■ Task goal
Only the lines from the start of the data below through the line that contains "39.3, 42.3, 46.1];" are to be copied, exactly and without pictures.

■ Data segment
——

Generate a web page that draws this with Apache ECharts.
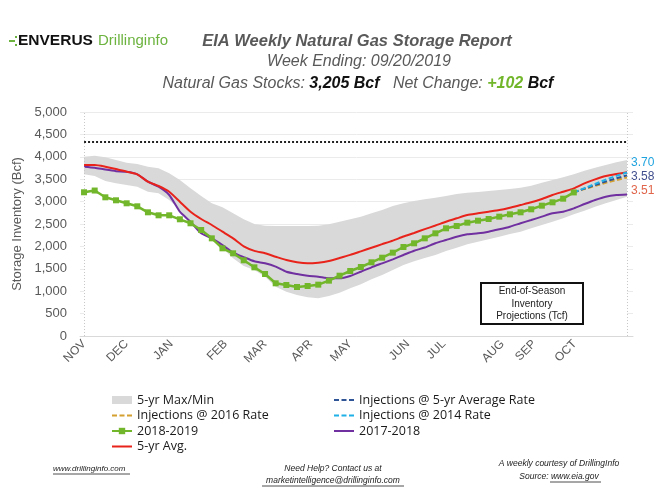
<!DOCTYPE html>
<html>
<head>
<meta charset="utf-8">
<script src="https://cdn.jsdelivr.net/npm/echarts@6/dist/echarts.min.js"></script>
<style>
html,body{margin:0;padding:0;background:#fff;}
#chart{width:665px;height:498px;}
</style>
</head>
<body>
<div id="chart"></div>
<script>
// ---- data (weekly, week ending dates) ----
const weeks = ['11/02','11/09','11/16','11/23','11/30','12/07','12/14','12/21','12/28',
  '01/04','01/11','01/18','01/25','02/01','02/08','02/15','02/22','03/01','03/08','03/15','03/22','03/29',
  '04/05','04/12','04/19','04/26','05/03','05/10','05/17','05/24','05/31','06/07','06/14','06/21','06/28',
  '07/05','07/12','07/19','07/26','08/02','08/09','08/16','08/23','08/30','09/06','09/13','09/20',
  '09/27','10/04','10/11','10/18','10/25'];
const monthLabels = ['NOV','DEC','JAN','FEB','MAR','APR','MAY','JUN','JUL','AUG','SEP','OCT'];
const monthTicks = [0, 4.0, 8.2, 13.3, 17.0, 21.3, 25.0, 30.4, 33.8, 39.3, 42.3, 46.1];

const fiveYrMax = [4003,4025,3988,3929,3869,3839,3780,3743,3631,3482,3296,3125,2962,2872,2738,2605,2500,2460,2455,2455,2455,2455,2460,2493,2551,2605,2664,2738,2812,2902,2962,3013,3050,3085,3125,3170,3199,3214,3237,3259,3281,3311,3355,3423,3482,3542,3609,3690,3757,3817,3876,3929];
const fiveYrMin = [3609,3570,3460,3408,3370,3333,3221,3185,3036,2812,2551,2366,2180,1957,1734,1560,1473,1324,1101,989,915,863,841,893,967,1065,1154,1265,1362,1473,1585,1670,1740,1808,1897,1971,2046,2105,2158,2217,2277,2329,2404,2478,2551,2627,2716,2797,2887,2962,3036,3110];
const fiveYrAvg = [3817,3817,3780,3728,3668,3609,3445,3348,3221,2998,2775,2612,2478,2329,2180,2000,1900,1846,1770,1696,1645,1622,1637,1674,1740,1810,1890,1970,2050,2130,2220,2300,2385,2465,2551,2627,2701,2738,2775,2812,2864,2924,2984,3058,3147,3221,3296,3408,3497,3571,3616,3654];
const y2017_2018 = [3780,3757,3715,3680,3665,3609,3445,3333,3147,2775,2551,2292,2180,2031,1860,1760,1667,1622,1547,1435,1384,1346,1324,1288,1288,1339,1435,1533,1622,1711,1808,1904,1975,2070,2143,2217,2270,2292,2329,2382,2440,2516,2589,2664,2738,2775,2850,2946,3036,3110,3147,3160];
const y2018_2019 = [3208,3247,3096,3029,2962,2895,2761,2694,2694,2605,2516,2366,2180,1957,1846,1690,1533,1384,1176,1138,1094,1116,1146,1235,1346,1451,1540,1645,1748,1860,1987,2069,2180,2292,2404,2455,2530,2574,2612,2664,2716,2761,2828,2909,2984,3065,3205];
const projStart = 46; // index of 09/20
const proj5yrAvg = [3205,3290,3370,3450,3520,3585];
const proj2016 = [3205,3280,3350,3420,3480,3540];
const proj2014 = [3205,3300,3395,3490,3575,3650];
const endLabels = ['3.70','3.58','3.51'];
const maxCapacity = 4330;

const toXY = (arr, start) => arr.map((v, i) => [i + (start || 0), v]);

const FONT = '"Liberation Sans", Arial, sans-serif';
const chart = echarts.init(document.getElementById('chart'), null, {renderer: 'canvas'});

const legendText = {fontSize: 12.5, color: '#1a1a1a', fontFamily: '"Open Sans", sans-serif', lineHeight: 14};
const option = {
  backgroundColor: '#fff',
  animation: false,
  grid: {left: 80, right: 32, top: 112, bottom: 162},
  xAxis: {
    type: 'value', min: -0.38, max: 51.56, z: 10,
    axisLine: {show: true, lineStyle: {color: '#D9D9D9', width: 1}},
    axisTick: {show: false},
    splitLine: {show: false},
    axisLabel: {
      customValues: monthTicks,
      formatter: v => { const k = monthTicks.indexOf(v); return k >= 0 ? monthLabels[k] : ''; },
      rotate: 45, color: '#595959', fontSize: 12, fontFamily: FONT, margin: 6
    }
  },
  yAxis: {
    type: 'value', min: 0, max: 5000, interval: 500,
    name: 'Storage Inventory (Bcf)', nameLocation: 'middle', nameGap: 49, nameRotate: 90,
    nameTextStyle: {color: '#595959', fontSize: 13, fontFamily: FONT},
    axisLine: {show: false}, axisTick: {show: false},
    axisLabel: {color: '#595959', fontSize: 13, fontFamily: FONT, margin: 13,
      formatter: v => v.toLocaleString('en-US')},
    splitLine: {show: true, lineStyle: {color: '#EBEBEB', width: 1}}
  },
  legend: [
    {
      orient: 'vertical', left: 106, top: 388, itemWidth: 20, itemHeight: 8, itemGap: 1.5,
      itemStyle: {opacity: 0},
      textStyle: legendText,
      data: [{name: '5-yr Max/Min', icon: 'rect', itemStyle: {opacity: 1}}, 'Injections @ 2016 Rate',
             {name: '2018-2019', itemStyle: {opacity: 1}}, '5-yr Avg.']
    },
    {
      orient: 'vertical', left: 328, top: 388, itemWidth: 20, itemHeight: 8, itemGap: 1.5,
      itemStyle: {opacity: 0},
      textStyle: legendText,
      data: ['Injections @ 5-yr Average Rate', 'Injections @ 2014 Rate', '2017-2018']
    }
  ],
  series: [
    {
      name: '5-yr Max/Min', type: 'line', data: toXY(fiveYrMax), symbol: 'none', z: 1,
      itemStyle: {color: '#D9D9D9'},
      lineStyle: {width: 0, color: '#D9D9D9'},
      areaStyle: {color: '#D9D9D9', opacity: 1}
    },
    {
      name: 'min', type: 'line', data: toXY(fiveYrMin), symbol: 'none', z: 1.5,
      lineStyle: {width: 0}, areaStyle: {color: '#FFFFFF', opacity: 1}, silent: true
    },
    {
      name: 'guides', type: 'line', data: [], z: 3, symbol: 'none',
      markLine: {
        silent: true, symbol: 'none', label: {show: false}, animation: false,
        data: [
          [{coord: [0, 0], lineStyle: {type: [1, 2], color: '#C8C8C8', width: 1}}, {coord: [0, 5000]}],
          [{coord: [51, 0], lineStyle: {type: [1, 2], color: '#C8C8C8', width: 1}}, {coord: [51, 5000]}],
          [{coord: [0, maxCapacity], lineStyle: {type: [2, 2], color: '#222', width: 2}}, {coord: [51, maxCapacity]}]
        ]
      }
    },
    {
      name: '2017-2018', type: 'line', data: toXY(y2017_2018), symbol: 'none', smooth: 0.2, z: 4,
      itemStyle: {color: '#7030A0'}, lineStyle: {color: '#7030A0', width: 2}
    },
    {
      name: '5-yr Avg.', type: 'line', data: toXY(fiveYrAvg), symbol: 'none', smooth: 0.2, z: 5,
      itemStyle: {color: '#E8231B'}, lineStyle: {color: '#E8231B', width: 2}
    },
    {
      name: 'Injections @ 2016 Rate', type: 'line', data: toXY(proj2016, projStart), symbol: 'none', z: 6,
      itemStyle: {color: '#D4A02F'}, lineStyle: {color: '#D4A02F', width: 2, type: [5, 2.5]}
    },
    {
      name: 'Injections @ 5-yr Average Rate', type: 'line', data: toXY(proj5yrAvg, projStart), symbol: 'none', z: 6,
      itemStyle: {color: '#2F5597'}, lineStyle: {color: '#2F5597', width: 2, type: [5, 2.5]}
    },
    {
      name: 'Injections @ 2014 Rate', type: 'line', data: toXY(proj2014, projStart), symbol: 'none', z: 6,
      itemStyle: {color: '#1FB0E8'}, lineStyle: {color: '#1FB0E8', width: 2, type: [5, 2.5]}
    },
    {
      name: '2018-2019', type: 'line', data: toXY(y2018_2019), symbol: 'rect', symbolSize: 6, z: 7,
      itemStyle: {color: '#72B62B'}, lineStyle: {color: '#72B62B', width: 2.5}
    }
  ],
  graphic: [
    // logo
    {type: 'rect', shape: {x: 9, y: 40, width: 6, height: 2}, style: {fill: '#6CB33F'}},
    {type: 'rect', shape: {x: 15, y: 36, width: 2, height: 2}, style: {fill: '#6CB33F'}},
    {type: 'rect', shape: {x: 15, y: 44, width: 2, height: 2}, style: {fill: '#6CB33F'}},
    {type: 'text', x: 18, y: 41, style: {text: 'ENVERUS', font: 'bold 15.5px ' + FONT, fill: '#111', verticalAlign: 'middle'}},
    {type: 'text', x: 98, y: 41, style: {text: 'Drillinginfo', font: '15px ' + FONT, fill: '#6CB33F', verticalAlign: 'middle'}},
    // titles
    {type: 'text', x: 357, y: 41, style: {text: 'EIA Weekly Natural Gas Storage Report', font: 'italic bold 16.5px ' + FONT, fill: '#595959', align: 'center', verticalAlign: 'middle'}},
    {type: 'text', x: 359, y: 62, style: {text: 'Week Ending: 09/20/2019', font: 'italic 16px ' + FONT, fill: '#595959', align: 'center', verticalAlign: 'middle'}},
    {type: 'text', x: 358, y: 84, style: {
      text: '{a|Natural Gas Stocks: }{b|3,205 Bcf}{a|   Net Change: }{g|+102}{b| Bcf}',
      align: 'center', verticalAlign: 'middle',
      rich: {
        a: {fontStyle: 'italic', fontSize: 16, fontFamily: FONT, fill: '#595959'},
        b: {fontStyle: 'italic', fontWeight: 'bold', fontSize: 16, fontFamily: FONT, fill: '#111'},
        g: {fontStyle: 'italic', fontWeight: 'bold', fontSize: 16, fontFamily: FONT, fill: '#72B62B'}
      }}},
    // end labels
    {type: 'text', x: 631, y: 163, style: {text: endLabels[0], font: '12px ' + FONT, fill: '#1FA3DF', verticalAlign: 'middle'}},
    {type: 'text', x: 631, y: 177, style: {text: endLabels[1], font: '12px ' + FONT, fill: '#404E8E', verticalAlign: 'middle'}},
    {type: 'text', x: 631, y: 191, style: {text: endLabels[2], font: '12px ' + FONT, fill: '#E0654A', verticalAlign: 'middle'}},
    // projection box
    {type: 'rect', shape: {x: 481, y: 283, width: 102, height: 41}, style: {fill: '#fff', stroke: '#111', lineWidth: 2}, z: 20},
    {type: 'text', x: 532, y: 304, z: 21, style: {text: 'End-of-Season\nInventory\nProjections (Tcf)', font: '10px ' + FONT, fill: '#222', align: 'center', verticalAlign: 'middle', lineHeight: 12.5}},
    // footer
    {type: 'text', x: 53, y: 469, style: {text: 'www.drillinginfo.com', font: 'italic 8px ' + FONT, fill: '#222', verticalAlign: 'middle'}},
    {type: 'line', shape: {x1: 53, y1: 474, x2: 130, y2: 474}, style: {stroke: '#222', lineWidth: 0.8}},
    {type: 'text', x: 333, y: 469, style: {text: 'Need Help? Contact us at', font: 'italic 8.5px ' + FONT, fill: '#222', align: 'center', verticalAlign: 'middle'}},
    {type: 'text', x: 333, y: 481, style: {text: 'marketintelligence@drillinginfo.com', font: 'italic 8.5px ' + FONT, fill: '#222', align: 'center', verticalAlign: 'middle'}},
    {type: 'line', shape: {x1: 262, y1: 486, x2: 404, y2: 486}, style: {stroke: '#222', lineWidth: 0.8}},
    {type: 'text', x: 559, y: 464, style: {text: 'A weekly courtesy of DrillingInfo', font: 'italic 8.5px ' + FONT, fill: '#222', align: 'center', verticalAlign: 'middle'}},
    {type: 'text', x: 559, y: 477, style: {text: 'Source: www.eia.gov', font: 'italic 8.5px ' + FONT, fill: '#222', align: 'center', verticalAlign: 'middle'}},
    {type: 'line', shape: {x1: 550, y1: 482, x2: 601, y2: 482}, style: {stroke: '#222', lineWidth: 0.8}}
  ]
};
chart.setOption(option);
</script>
</body>
</html>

——

■ Solved exercise
Generate a web page that draws this with Apache ECharts.
<!DOCTYPE html>
<html>
<head>
<meta charset="utf-8">
<script src="https://cdn.jsdelivr.net/npm/echarts@6/dist/echarts.min.js"></script>
<style>
html,body{margin:0;padding:0;background:#fff;}
#chart{width:665px;height:498px;}
</style>
</head>
<body>
<div id="chart"></div>
<script>
// ---- data (weekly, week ending dates) ----
const weeks = ['11/02','11/09','11/16','11/23','11/30','12/07','12/14','12/21','12/28',
  '01/04','01/11','01/18','01/25','02/01','02/08','02/15','02/22','03/01','03/08','03/15','03/22','03/29',
  '04/05','04/12','04/19','04/26','05/03','05/10','05/17','05/24','05/31','06/07','06/14','06/21','06/28',
  '07/05','07/12','07/19','07/26','08/02','08/09','08/16','08/23','08/30','09/06','09/13','09/20',
  '09/27','10/04','10/11','10/18','10/25'];
const monthLabels = ['NOV','DEC','JAN','FEB','MAR','APR','MAY','JUN','JUL','AUG','SEP','OCT'];
const monthTicks = [0, 4.0, 8.2, 13.3, 17.0, 21.3, 25.0, 30.4, 33.8, 39.3, 42.3, 46.1];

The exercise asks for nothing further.